Object Detection for Autonomous Vehicles

Models

I fine tune two popular object detection models on the Berkeley DeepDrive object detection dataset, Faster R-CNN and YOLOv4, which are described in more detail below.

Faster R-CNN

Faster R-CNN, as the name suggests, is a faster version of R-CNN, another object detection model. As shown in the diagram below, from [4], R-CNN has two main parts: 1) select regions from the input image that may contain bounding boxes (the creators of R-CNN use selective search for the region proposal algorithm); and 2) resize these regions to be the same size and pass them to a CNN to compute features and classify each region [4]. This approach is where R-CNN gets its name: "Regions with CNN features" [4].

R-CNN Diagram

The next iteration of R-CNN was Fast R-CNN, which aims to make classifying region proposals more efficient [5]. Fast R-CNN passes an image and regions of interest to a CNN, producing a feature map of the image, then extracting a feature vector from this feature map for each proposed region, and finally, these feature vectors are passed to fully connected layers to compute the probability for each region and object class, that the region contains an object from that class [5].

Faster R-CNN improves on Fast R-CNN by taking a different approach to region selection, in order to reduce the bottleneck it creates [6]. To speed-up region selection, Faster R-CNN uses a Region Proposal Network (RPN), which is a CNN that takes in an image and outputs rectangular region proposals, along with a score for each proposal, indicating how likely it is that an object is in that region [6]. These region proposals are then passed to Fast R-CNN's detection network, which shares convolutional features with the RPN [6].

YOLOv4

Unlike other object detection methods, YOLO (You Only Look Once) treats object detection as a regression problem rather than a classification problem and uses a single neural network to predict possible bounding boxes and the probability those boxes belong to each object class [7]. As shown in the diagram below, from [7], given an image, YOLO splits the image into a grid and for each cell, predicts a pre-defined number of bounding boxes as well as the confidence of those boxes and for each object class, the probability that an object from that class is in the bounding box [7]. Next, bounding boxes whose confidence falls below a certain threshold are removed [7]. Predicting the bounding boxes, confidence scores, and object class probabilities is all done in a single CNN [7]. Thus, the name YOLO comes from the fact that you only have to look at each image once in order to predict the bounding boxes and class probabilities.

YOLO Diagram

Multiple improvements have been made to YOLO, starting with YOLOv2 or YOLO9000, which aims to make YOLO more accurate while still maintaining its speed [8]. YOLOv2 achieves this by allowing the model to detect more fine-grained features, adding batch normalization to the convolutional layers in YOLO’s CNN to improve convergence, and increasing the size of the input images for the classifier portion of the CNN from 224x224 to 448x448 to match the size of images used during object detection [8]. However, after pre-training the classifier, the input image size is varied after a few iterations to help the network better adapt to different image sizes [8]. YOLOv2 also uses anchor boxes rather than fully connected layers to predict the bounding boxes to make it easier for the CNN to learn [8]. More details on how anchor boxes are incorporated are in the original paper [8].

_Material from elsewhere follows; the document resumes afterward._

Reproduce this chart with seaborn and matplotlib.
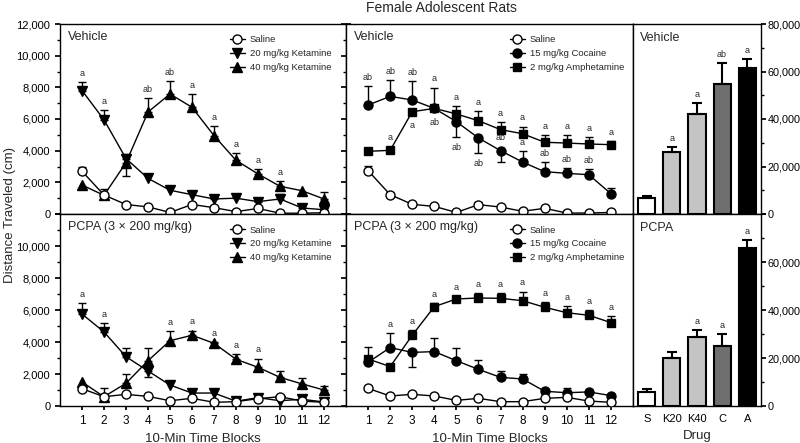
import matplotlib.pyplot as plt
import numpy as np
import pandas as pd
import seaborn as sns
from matplotlib.ticker import FuncFormatter, MultipleLocator


OUTPUT_PATH = "out.png"

BLOCKS = list(range(1, 13))
DRUGS = ["S", "K20", "K40", "C", "A"]

# Vehicle, ketamine (top left)
VK_SAL = [2700, 1200, 600, 450, 100, 600, 400, 150, 350, 50, 50, 80]
VK_SAL_ERR = [250, 400, 0, 0, 0, 100, 0, 0, 0, 0, 0, 0]
VK_K20 = [7800, 5950, 3500, 2250, 1500, 1220, 950, 1000, 780, 950, 380, 270]
VK_K20_ERR = [530, 620, 300, 0, 0, 0, 150, 150, 100, 310, 100, 100]
VK_K40 = [1830, 1180, 3240, 6440, 7580, 6740, 4950, 3390, 2530, 1750, 1470, 950]
VK_K40_ERR = [0, 0, 820, 860, 840, 820, 590, 480, 290, 330, 0, 420]
VK_K40_DOWN = [3]

# Vehicle, cocaine / amphetamine (top middle)
VC_SAL = [2740, 1220, 610, 480, 100, 590, 440, 170, 360, 60, 60, 100]
VC_SAL_ERR = [300, 0, 0, 0, 0, 150, 0, 0, 150, 0, 0, 0]
VC_COC = [6880, 7430, 7200, 6670, 5830, 4800, 4000, 3280, 2670, 2570, 2480, 1280]
VC_COC_ERR = [1180, 1030, 1200, 1310, 970, 950, 740, 680, 590, 310, 380, 360]
VC_COC_DOWN = [5, 6, 7]
VC_AMPH = [3960, 4020, 6460, 6670, 6320, 5890, 5330, 5070, 4530, 4480, 4420, 4380]
VC_AMPH_ERR = [0, 0, 0, 0, 500, 620, 460, 450, 480, 490, 440, 250]

# PCPA, ketamine (bottom left)
PK_SAL = [1080, 580, 730, 600, 330, 480, 230, 270, 460, 580, 310, 230]
PK_SAL_ERR = [0, 0, 0, 0, 0, 0, 0, 0, 0, 100, 0, 0]
PK_K20 = [5750, 4630, 3080, 2190, 1310, 810, 810, 300, 520, 330, 420, 250]
PK_K20_ERR = [670, 540, 570, 400, 0, 0, 0, 0, 0, 0, 0, 0]
PK_K20_DOWN = [4]
PK_K40 = [1500, 580, 1420, 2830, 4080, 4420, 3920, 2920, 2420, 1790, 1380, 1000]
PK_K40_ERR = [0, 520, 580, 800, 610, 290, 100, 310, 540, 400, 350, 270]

# PCPA, cocaine / amphetamine (bottom middle)
PC_SAL = [1100, 625, 730, 625, 350, 480, 270, 270, 480, 540, 310, 230]
PC_SAL_ERR = [0, 0, 0, 0, 0, 0, 0, 0, 0, 0, 0, 0]
PC_COC = [2730, 3650, 3350, 3400, 2830, 2290, 1790, 1690, 920, 830, 880, 650]
PC_COC_ERR = [0, 930, 930, 870, 770, 580, 420, 310, 0, 270, 0, 0]
PC_COC_DOWN = [3]
PC_AMPH = [2940, 2460, 4420, 6210, 6690, 6750, 6730, 6580, 6170, 5830, 5670, 5210]
PC_AMPH_ERR = [730, 0, 330, 200, 190, 290, 310, 570, 350, 420, 300, 420]

# Totals (right column)
VEH_TOTAL = [6700, 26100, 42200, 54900, 61600]
VEH_TOTAL_ERR = [1000, 2250, 4400, 8800, 3700]
VEH_TOTAL_SIG = ["", "a", "a", "ab", "a"]
PCPA_TOTAL = [5900, 20200, 28900, 24800, 65900]
PCPA_TOTAL_ERR = [1100, 2500, 2600, 5300, 3200]
PCPA_TOTAL_SIG = ["", "", "a", "a", "a"]

# significance letters: (series, block, text, side)
VK_SIG = [("k20", 1, "a", "above"), ("k20", 2, "a", "above"),
          ("k40", 4, "ab", "above"), ("k40", 5, "ab", "above"),
          ("k40", 6, "a", "above"), ("k40", 7, "a", "above"),
          ("k40", 8, "a", "above"), ("k40", 9, "a", "above"),
          ("k40", 10, "a", "above")]
VC_SIG = [("coc", 1, "ab", "above"), ("coc", 2, "ab", "above"),
          ("coc", 3, "ab", "above"), ("amph", 3, "a", "below"),
          ("coc", 4, "a", "above"), ("coc", 4, "ab", "below"),
          ("amph", 2, "a", "above"),
          ("amph", 5, "a", "above"), ("coc", 5, "ab", "below"),
          ("amph", 6, "a", "above"), ("coc", 6, "ab", "below"),
          ("amph", 7, "a", "above"), ("coc", 7, "ab", "above"),
          ("amph", 8, "a", "above"), ("coc", 8, "a", "above"),
          ("amph", 9, "a", "above"), ("coc", 9, "ab", "above"),
          ("amph", 10, "a", "above"), ("coc", 10, "ab", "above"),
          ("amph", 11, "a", "above"), ("coc", 11, "ab", "above"),
          ("amph", 12, "a", "above")]
PK_SIG = [("k20", 1, "a", "above"), ("k20", 2, "a", "above"),
          ("k40", 5, "a", "above"), ("k40", 6, "a", "above"),
          ("k40", 7, "a", "above"), ("k40", 8, "a", "above"),
          ("k40", 9, "a", "above")]
PC_SIG = [("coc", 2, "a", "above"), ("amph", 3, "a", "above"),
          ("amph", 4, "a", "above"), ("amph", 5, "a", "above"),
          ("amph", 6, "a", "above"), ("amph", 7, "a", "above"),
          ("amph", 8, "a", "above"), ("amph", 9, "a", "above"),
          ("amph", 10, "a", "above"), ("amph", 11, "a", "above"),
          ("amph", 12, "a", "above")]

STYLE = {
    "sal": dict(label="Saline", marker="o", markersize=6.5, markerfacecolor="white", zorder=5),
    "k20": dict(label="20 mg/kg Ketamine", marker="v", markersize=7, markerfacecolor="black", zorder=4),
    "k40": dict(label="40 mg/kg Ketamine", marker="^", markersize=7, markerfacecolor="black", zorder=4),
    "coc": dict(label="15 mg/kg Cocaine", marker="o", markersize=6.5, markerfacecolor="black", zorder=4),
    "amph": dict(label="2 mg/kg Amphetamine", marker="s", markersize=6, markerfacecolor="black", zorder=4),
}
BAR_COLORS = ["white", "#c4c4c4", "#c4c4c4", "#6f6f6f", "black"]

comma = FuncFormatter(lambda v, p: f"{int(v):,}")


def split_err(err, down):
    up = np.array([0 if b in down else e for b, e in zip(BLOCKS, err)], float)
    lo = np.array([e if b in down else 0 for b, e in zip(BLOCKS, err)], float)
    return up, lo


def sig_text(ax, x, y, text, offset, va):
    ax.annotate(text, (x, y), xytext=(0, offset), textcoords="offset points",
                ha="center", va=va, fontsize=6.5)


def draw_time_panel(ax, series, sigs, label, bottom, legend_x):
    info = {}
    for key, mean, err, down in series:
        up, lo = split_err(err, down)
        info[key] = (np.array(mean, float), up, lo)
        mask = np.array(err) > 0
        x = np.array(BLOCKS)[mask]
        ax.errorbar(x, np.array(mean)[mask], yerr=[lo[mask], up[mask]], fmt="none",
                    ecolor="black", elinewidth=1, capsize=3, capthick=1, zorder=2)
    for key, mean, err, down in series:
        df = pd.DataFrame({"block": BLOCKS, "dist": mean})
        sns.lineplot(data=df, x="block", y="dist", color="black", linewidth=1,
                     markeredgecolor="black", markeredgewidth=1, errorbar=None,
                     ax=ax, **STYLE[key])
    for key, block, text, side in sigs:
        mean, up, lo = info[key]
        i = block - 1
        if side == "above":
            sig_text(ax, block, mean[i] + up[i], text, 3 if up[i] > 0 else 6, "bottom")
        else:
            sig_text(ax, block, mean[i] - lo[i], text, -4 if lo[i] > 0 else -7, "top")

    ax.legend(loc="upper left", bbox_to_anchor=(legend_x, 0.94), frameon=False,
              fontsize=6.8, handlelength=1.6, handletextpad=0.5, labelspacing=0.5,
              borderaxespad=0, borderpad=0)
    ax.text(0.028, 0.93, label, transform=ax.transAxes, fontsize=9, va="center")
    ax.set_xlim(0, 13)
    ax.set_ylim(0, 12000)
    ax.set_xlabel("")
    ax.set_ylabel("")
    ax.set_xticks(BLOCKS)
    ax.yaxis.set_major_locator(MultipleLocator(2000))
    ax.yaxis.set_minor_locator(MultipleLocator(1000))
    ax.tick_params(axis="y", which="major", length=3.5)
    ax.tick_params(axis="y", which="minor", length=2)
    if bottom:
        ax.tick_params(axis="x", direction="out", length=3, labelsize=8.5)
        ax.set_xlabel("10-Min Time Blocks", fontsize=9.5)
    else:
        ax.tick_params(axis="x", length=0, labelbottom=False)


def draw_total_panel(ax, values, errs, sigs, label, bottom):
    df = pd.DataFrame({"drug": DRUGS, "dist": values})
    sns.barplot(data=df, x="drug", y="dist", hue="drug", palette=BAR_COLORS,
                edgecolor="black", linewidth=1.5, width=0.68, legend=False,
                errorbar=None, ax=ax)
    ax.errorbar(range(len(DRUGS)), values, yerr=[np.zeros(len(errs)), errs], fmt="none",
                ecolor="black", elinewidth=1.5, capsize=3.5, capthick=1.5, zorder=3)
    for i, (v, e, s) in enumerate(zip(values, errs, sigs)):
        if s:
            sig_text(ax, i, v + e, s, 3, "bottom")
    ax.text(0.054, 0.926, label, transform=ax.transAxes, fontsize=9, va="center")
    ax.set_xlim(-0.55, 4.55)
    ax.set_ylim(0, 80000)
    ax.yaxis.tick_right()
    ax.yaxis.set_major_locator(MultipleLocator(20000))
    ax.yaxis.set_minor_locator(MultipleLocator(10000))
    ax.tick_params(axis="y", which="both", left=False, right=True, labelright=True,
                   labelleft=False, direction="out", labelsize=7.8, pad=1)
    ax.tick_params(axis="y", which="major", length=3.5)
    ax.tick_params(axis="y", which="minor", length=2)
    ax.set_ylabel("")
    if bottom:
        ax.yaxis.set_major_formatter(FuncFormatter(lambda v, p: "" if v >= 80000 else f"{int(v):,}"))
        ax.tick_params(axis="x", length=0, labelsize=8, pad=6)
        ax.set_xlabel("Drug", fontsize=9.5)
    else:
        ax.yaxis.set_major_formatter(comma)
        ax.tick_params(axis="x", length=0, labelbottom=False)
        ax.set_xlabel("")


def main() -> None:
    sns.set_theme(style="ticks")
    plt.rcParams["font.family"] = ["Liberation Sans", "DejaVu Sans"]
    plt.rcParams["axes.linewidth"] = 1.0
    plt.rcParams["axes.edgecolor"] = "black"
    plt.rcParams["xtick.color"] = "black"
    plt.rcParams["ytick.color"] = "black"

    fig = plt.figure(figsize=(8, 4.43), dpi=100)
    xs = [60 / 800, 346 / 800, 633 / 800, 761 / 800]
    ys = [37 / 443, 229 / 443, 419 / 443]

    axes = {}
    for r, (y0, y1) in enumerate([(ys[1], ys[2]), (ys[0], ys[1])]):
        for c in range(3):
            axes[r, c] = fig.add_axes([xs[c], y0, xs[c + 1] - xs[c], y1 - y0])

    draw_time_panel(axes[0, 0],
                    [("sal", VK_SAL, VK_SAL_ERR, []),
                     ("k20", VK_K20, VK_K20_ERR, []),
                     ("k40", VK_K40, VK_K40_ERR, VK_K40_DOWN)],
                    VK_SIG, "Vehicle", False, 0.594)
    draw_time_panel(axes[0, 1],
                    [("sal", VC_SAL, VC_SAL_ERR, []),
                     ("coc", VC_COC, VC_COC_ERR, VC_COC_DOWN),
                     ("amph", VC_AMPH, VC_AMPH_ERR, [])],
                    VC_SIG, "Vehicle", False, 0.571)
    draw_time_panel(axes[1, 0],
                    [("sal", PK_SAL, PK_SAL_ERR, []),
                     ("k20", PK_K20, PK_K20_ERR, PK_K20_DOWN),
                     ("k40", PK_K40, PK_K40_ERR, [])],
                    PK_SIG, "PCPA (3 \u00d7 200 mg/kg)", True, 0.594)
    draw_time_panel(axes[1, 1],
                    [("sal", PC_SAL, PC_SAL_ERR, []),
                     ("coc", PC_COC, PC_COC_ERR, PC_COC_DOWN),
                     ("amph", PC_AMPH, PC_AMPH_ERR, [])],
                    PC_SIG, "PCPA (3 \u00d7 200 mg/kg)", True, 0.571)
    draw_total_panel(axes[0, 2], VEH_TOTAL, VEH_TOTAL_ERR, VEH_TOTAL_SIG, "Vehicle", False)
    draw_total_panel(axes[1, 2], PCPA_TOTAL, PCPA_TOTAL_ERR, PCPA_TOTAL_SIG, "PCPA", True)

    for r in range(2):
        left = axes[r, 0]
        if r == 1:
            left.yaxis.set_major_formatter(FuncFormatter(lambda v, p: "" if v >= 12000 else f"{int(v):,}"))
        else:
            left.yaxis.set_major_formatter(comma)
        left.tick_params(axis="y", which="both", left=True, right=True, labelright=False,
                         direction="out", labelsize=8)
        # ticks on the shared edge stick into the left panel too
        axes[r, 1].tick_params(axis="y", which="both", left=True, right=False,
                               labelleft=False, labelright=False, direction="out")

    fig.text(0.552, 0.982, "Female Adolescent Rats", ha="center", va="center", fontsize=10)
    fig.text(0.012, 0.515, "Distance Traveled (cm)", rotation=90, ha="center",
             va="center", fontsize=9.5)

    fig.savefig(OUTPUT_PATH, dpi=100)


if __name__ == "__main__":
    main()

YOLOv3 builds off YOLOv2, modifying the CNN used by YOLOv2, which combines ideas from the YOLOv2 network, Darknet-19, and residual connections, creating a network with 53 convolutional layers and increasing accuracy [9]. YOLOv4, which I use in my experiments, aims to make YOLO faster on GPU by modifying the YOLOv3 CNN, adding spatial pyramid pooling and cross-stage-partial-connections [10].